See also the discussion of positive law in our Working Paper on Text-driven Normativity.
- Positive law is the entirety of legal norms that are in force in a specified jurisdiction, derived from the sources of law.
- As explained under legal norms, this includes both primary rules (regulative, i.e. legal norms that directly regulate) and secondary rules (constitutive, i.e. legal norms that define how primary rules can be made)
- Being in force refers to (1) the binding character of positive law, (2) the state’s actual power to enforce the law and (3) a decision by a legislator, public administration or court whereby they enact legal norms in the sense of issuing, interpreting and/or applying them. All three points relate to the nature of legal effect as opposed to causal effect.
- Legal certainty depends on the ‘positivity’ of the law
- Positive law is informed by the moral principles that constitute its implied philosophy and simultaneously informs the moral practices of those subject to its normativity
- Positive law differs from morality in (1) that it does not depend on the moral inclinations of an individual decision-maker, and (2) that it is in principle enforceable against those under its jurisdiction
- Positive law differs from politics and policy in that it does not determine the purposes of a polity but determines what legal effect is attributed based on the fulfilment of what legal conditions. The rule of law implies that political decision-making depends on the attribution of a legal power to do so, meaning that the legal effect of primary legal norms depends on the legal effect of secondary legal norms.

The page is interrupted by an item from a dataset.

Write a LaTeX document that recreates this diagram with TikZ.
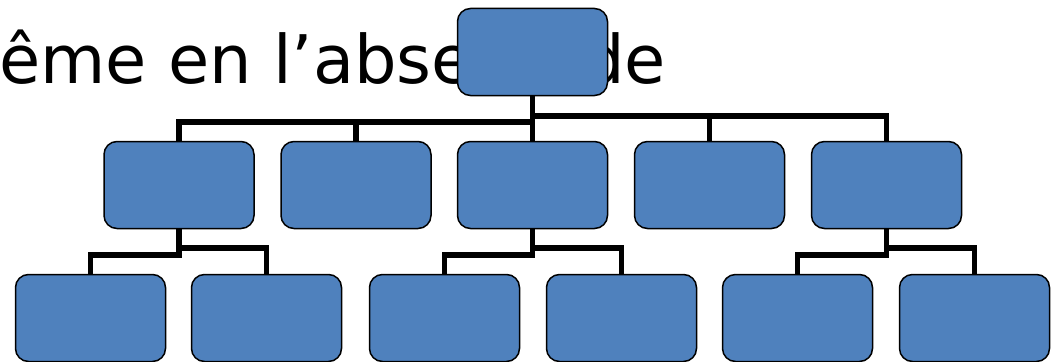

- Positive law assumes the existence of a sovereign state and simultaneously constitutes and regulates that same sovereign state
- The rule of law as well as the protection of human rights depend on positive law
- Positive law is often opposed to ‘natural law’, which may refer to divine law (medieval period) or the law of reason (enlightenment period), both of which claim universal application and an objective truth-value; positive law is human-made (it is ‘posited’), depending on the social contract that defines a particular jurisdiction
- Though some authors restrict the meaning of ‘positive law’ to legislation, we use the concept to refer to all legal norms, whether enacted by a legislature or a court, whether written or unwritten, as long as they derive from the sources of law.
- Positive law should not be confused with ‘legal positivism’, which refers to a specific conception about the nature of law, its making and its validity. Recognizing the importance of positive law does not imply ‘legal positivism’.